> **Collected data**
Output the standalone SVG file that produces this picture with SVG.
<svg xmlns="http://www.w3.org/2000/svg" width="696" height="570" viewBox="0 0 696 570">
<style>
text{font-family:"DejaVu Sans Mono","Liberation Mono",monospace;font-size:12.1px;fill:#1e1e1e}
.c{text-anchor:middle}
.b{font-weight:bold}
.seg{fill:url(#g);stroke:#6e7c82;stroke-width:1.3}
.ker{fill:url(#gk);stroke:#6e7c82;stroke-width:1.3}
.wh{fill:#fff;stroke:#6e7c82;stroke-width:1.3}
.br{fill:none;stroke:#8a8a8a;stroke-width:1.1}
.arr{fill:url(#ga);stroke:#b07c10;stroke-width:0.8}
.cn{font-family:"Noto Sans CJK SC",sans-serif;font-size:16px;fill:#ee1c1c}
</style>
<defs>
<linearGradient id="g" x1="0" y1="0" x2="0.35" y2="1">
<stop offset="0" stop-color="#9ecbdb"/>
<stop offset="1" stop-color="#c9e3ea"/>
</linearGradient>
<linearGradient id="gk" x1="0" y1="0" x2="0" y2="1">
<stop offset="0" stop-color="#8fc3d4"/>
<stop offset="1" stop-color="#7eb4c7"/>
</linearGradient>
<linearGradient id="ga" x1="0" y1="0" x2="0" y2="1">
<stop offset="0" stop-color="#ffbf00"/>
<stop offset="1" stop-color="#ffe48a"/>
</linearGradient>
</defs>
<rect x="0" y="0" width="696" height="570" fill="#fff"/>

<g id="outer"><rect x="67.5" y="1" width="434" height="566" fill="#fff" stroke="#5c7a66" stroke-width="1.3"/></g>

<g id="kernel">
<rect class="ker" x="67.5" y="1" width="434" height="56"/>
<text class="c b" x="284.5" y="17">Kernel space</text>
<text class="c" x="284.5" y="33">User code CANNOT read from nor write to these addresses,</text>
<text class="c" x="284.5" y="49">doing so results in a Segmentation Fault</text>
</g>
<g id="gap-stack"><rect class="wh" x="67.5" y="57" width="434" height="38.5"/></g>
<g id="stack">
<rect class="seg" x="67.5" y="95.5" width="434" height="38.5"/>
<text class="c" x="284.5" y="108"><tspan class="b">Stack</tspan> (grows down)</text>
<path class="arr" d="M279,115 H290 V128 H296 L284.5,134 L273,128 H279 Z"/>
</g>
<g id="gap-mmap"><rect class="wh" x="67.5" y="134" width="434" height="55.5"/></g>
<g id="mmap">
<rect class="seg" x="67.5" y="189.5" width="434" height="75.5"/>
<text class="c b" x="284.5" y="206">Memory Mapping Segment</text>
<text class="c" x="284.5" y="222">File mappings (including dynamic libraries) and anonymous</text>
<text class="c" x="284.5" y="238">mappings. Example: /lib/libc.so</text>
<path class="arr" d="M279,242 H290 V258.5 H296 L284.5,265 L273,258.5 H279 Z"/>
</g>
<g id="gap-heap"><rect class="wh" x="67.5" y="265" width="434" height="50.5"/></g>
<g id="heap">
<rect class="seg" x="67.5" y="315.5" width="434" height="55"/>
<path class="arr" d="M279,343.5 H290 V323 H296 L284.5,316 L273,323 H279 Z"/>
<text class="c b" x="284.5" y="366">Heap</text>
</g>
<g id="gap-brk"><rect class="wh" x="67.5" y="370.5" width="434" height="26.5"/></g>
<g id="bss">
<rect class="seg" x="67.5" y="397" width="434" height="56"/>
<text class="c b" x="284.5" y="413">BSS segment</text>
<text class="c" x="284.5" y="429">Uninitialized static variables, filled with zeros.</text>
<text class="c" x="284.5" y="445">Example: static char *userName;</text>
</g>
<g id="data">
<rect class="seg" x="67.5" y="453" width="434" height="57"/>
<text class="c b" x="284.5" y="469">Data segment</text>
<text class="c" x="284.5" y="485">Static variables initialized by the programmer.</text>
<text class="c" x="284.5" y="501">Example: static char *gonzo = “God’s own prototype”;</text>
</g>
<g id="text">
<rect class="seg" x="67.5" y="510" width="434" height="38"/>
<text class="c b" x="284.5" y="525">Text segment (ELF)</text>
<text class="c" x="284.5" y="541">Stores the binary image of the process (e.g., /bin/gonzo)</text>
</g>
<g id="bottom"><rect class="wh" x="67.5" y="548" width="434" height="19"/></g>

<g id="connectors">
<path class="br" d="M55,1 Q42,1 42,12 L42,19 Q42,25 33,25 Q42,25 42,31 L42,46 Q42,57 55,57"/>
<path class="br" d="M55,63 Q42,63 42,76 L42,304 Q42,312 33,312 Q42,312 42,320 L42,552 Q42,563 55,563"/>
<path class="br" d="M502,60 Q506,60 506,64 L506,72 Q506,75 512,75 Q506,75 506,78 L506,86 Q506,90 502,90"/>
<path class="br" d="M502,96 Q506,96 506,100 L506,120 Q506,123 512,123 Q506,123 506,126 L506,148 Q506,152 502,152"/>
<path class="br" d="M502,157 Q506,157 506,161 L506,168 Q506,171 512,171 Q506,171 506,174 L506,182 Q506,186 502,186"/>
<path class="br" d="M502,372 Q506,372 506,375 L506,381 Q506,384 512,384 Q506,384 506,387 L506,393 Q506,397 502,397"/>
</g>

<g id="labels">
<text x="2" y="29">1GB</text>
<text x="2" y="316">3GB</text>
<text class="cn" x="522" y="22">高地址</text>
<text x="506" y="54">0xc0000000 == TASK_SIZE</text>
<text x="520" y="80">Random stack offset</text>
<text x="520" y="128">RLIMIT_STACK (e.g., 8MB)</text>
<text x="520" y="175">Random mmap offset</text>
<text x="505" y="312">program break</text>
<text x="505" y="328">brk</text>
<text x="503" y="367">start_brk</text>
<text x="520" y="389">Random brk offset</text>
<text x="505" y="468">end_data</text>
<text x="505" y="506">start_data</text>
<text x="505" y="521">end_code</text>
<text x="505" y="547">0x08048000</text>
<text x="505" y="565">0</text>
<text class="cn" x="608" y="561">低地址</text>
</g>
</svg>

> **Do this**
Extract the full listing above without altering anything.

> **Full output**
Output the standalone SVG file that produces this picture with SVG.
<svg xmlns="http://www.w3.org/2000/svg" width="696" height="570" viewBox="0 0 696 570">
<style>
text{font-family:"DejaVu Sans Mono","Liberation Mono",monospace;font-size:12.1px;fill:#1e1e1e}
.c{text-anchor:middle}
.b{font-weight:bold}
.seg{fill:url(#g);stroke:#6e7c82;stroke-width:1.3}
.ker{fill:url(#gk);stroke:#6e7c82;stroke-width:1.3}
.wh{fill:#fff;stroke:#6e7c82;stroke-width:1.3}
.br{fill:none;stroke:#8a8a8a;stroke-width:1.1}
.arr{fill:url(#ga);stroke:#b07c10;stroke-width:0.8}
.cn{font-family:"Noto Sans CJK SC",sans-serif;font-size:16px;fill:#ee1c1c}
</style>
<defs>
<linearGradient id="g" x1="0" y1="0" x2="0.35" y2="1">
<stop offset="0" stop-color="#9ecbdb"/>
<stop offset="1" stop-color="#c9e3ea"/>
</linearGradient>
<linearGradient id="gk" x1="0" y1="0" x2="0" y2="1">
<stop offset="0" stop-color="#8fc3d4"/>
<stop offset="1" stop-color="#7eb4c7"/>
</linearGradient>
<linearGradient id="ga" x1="0" y1="0" x2="0" y2="1">
<stop offset="0" stop-color="#ffbf00"/>
<stop offset="1" stop-color="#ffe48a"/>
</linearGradient>
</defs>
<rect x="0" y="0" width="696" height="570" fill="#fff"/>

<g id="outer"><rect x="67.5" y="1" width="434" height="566" fill="#fff" stroke="#5c7a66" stroke-width="1.3"/></g>

<g id="kernel">
<rect class="ker" x="67.5" y="1" width="434" height="56"/>
<text class="c b" x="284.5" y="17">Kernel space</text>
<text class="c" x="284.5" y="33">User code CANNOT read from nor write to these addresses,</text>
<text class="c" x="284.5" y="49">doing so results in a Segmentation Fault</text>
</g>
<g id="gap-stack"><rect class="wh" x="67.5" y="57" width="434" height="38.5"/></g>
<g id="stack">
<rect class="seg" x="67.5" y="95.5" width="434" height="38.5"/>
<text class="c" x="284.5" y="108"><tspan class="b">Stack</tspan> (grows down)</text>
<path class="arr" d="M279,115 H290 V128 H296 L284.5,134 L273,128 H279 Z"/>
</g>
<g id="gap-mmap"><rect class="wh" x="67.5" y="134" width="434" height="55.5"/></g>
<g id="mmap">
<rect class="seg" x="67.5" y="189.5" width="434" height="75.5"/>
<text class="c b" x="284.5" y="206">Memory Mapping Segment</text>
<text class="c" x="284.5" y="222">File mappings (including dynamic libraries) and anonymous</text>
<text class="c" x="284.5" y="238">mappings. Example: /lib/libc.so</text>
<path class="arr" d="M279,242 H290 V258.5 H296 L284.5,265 L273,258.5 H279 Z"/>
</g>
<g id="gap-heap"><rect class="wh" x="67.5" y="265" width="434" height="50.5"/></g>
<g id="heap">
<rect class="seg" x="67.5" y="315.5" width="434" height="55"/>
<path class="arr" d="M279,343.5 H290 V323 H296 L284.5,316 L273,323 H279 Z"/>
<text class="c b" x="284.5" y="366">Heap</text>
</g>
<g id="gap-brk"><rect class="wh" x="67.5" y="370.5" width="434" height="26.5"/></g>
<g id="bss">
<rect class="seg" x="67.5" y="397" width="434" height="56"/>
<text class="c b" x="284.5" y="413">BSS segment</text>
<text class="c" x="284.5" y="429">Uninitialized static variables, filled with zeros.</text>
<text class="c" x="284.5" y="445">Example: static char *userName;</text>
</g>
<g id="data">
<rect class="seg" x="67.5" y="453" width="434" height="57"/>
<text class="c b" x="284.5" y="469">Data segment</text>
<text class="c" x="284.5" y="485">Static variables initialized by the programmer.</text>
<text class="c" x="284.5" y="501">Example: static char *gonzo = “God’s own prototype”;</text>
</g>
<g id="text">
<rect class="seg" x="67.5" y="510" width="434" height="38"/>
<text class="c b" x="284.5" y="525">Text segment (ELF)</text>
<text class="c" x="284.5" y="541">Stores the binary image of the process (e.g., /bin/gonzo)</text>
</g>
<g id="bottom"><rect class="wh" x="67.5" y="548" width="434" height="19"/></g>

<g id="connectors">
<path class="br" d="M55,1 Q42,1 42,12 L42,19 Q42,25 33,25 Q42,25 42,31 L42,46 Q42,57 55,57"/>
<path class="br" d="M55,63 Q42,63 42,76 L42,304 Q42,312 33,312 Q42,312 42,320 L42,552 Q42,563 55,563"/>
<path class="br" d="M502,60 Q506,60 506,64 L506,72 Q506,75 512,75 Q506,75 506,78 L506,86 Q506,90 502,90"/>
<path class="br" d="M502,96 Q506,96 506,100 L506,120 Q506,123 512,123 Q506,123 506,126 L506,148 Q506,152 502,152"/>
<path class="br" d="M502,157 Q506,157 506,161 L506,168 Q506,171 512,171 Q506,171 506,174 L506,182 Q506,186 502,186"/>
<path class="br" d="M502,372 Q506,372 506,375 L506,381 Q506,384 512,384 Q506,384 506,387 L506,393 Q506,397 502,397"/>
</g>

<g id="labels">
<text x="2" y="29">1GB</text>
<text x="2" y="316">3GB</text>
<text class="cn" x="522" y="22">高地址</text>
<text x="506" y="54">0xc0000000 == TASK_SIZE</text>
<text x="520" y="80">Random stack offset</text>
<text x="520" y="128">RLIMIT_STACK (e.g., 8MB)</text>
<text x="520" y="175">Random mmap offset</text>
<text x="505" y="312">program break</text>
<text x="505" y="328">brk</text>
<text x="503" y="367">start_brk</text>
<text x="520" y="389">Random brk offset</text>
<text x="505" y="468">end_data</text>
<text x="505" y="506">start_data</text>
<text x="505" y="521">end_code</text>
<text x="505" y="547">0x08048000</text>
<text x="505" y="565">0</text>
<text class="cn" x="608" y="561">低地址</text>
</g>
</svg>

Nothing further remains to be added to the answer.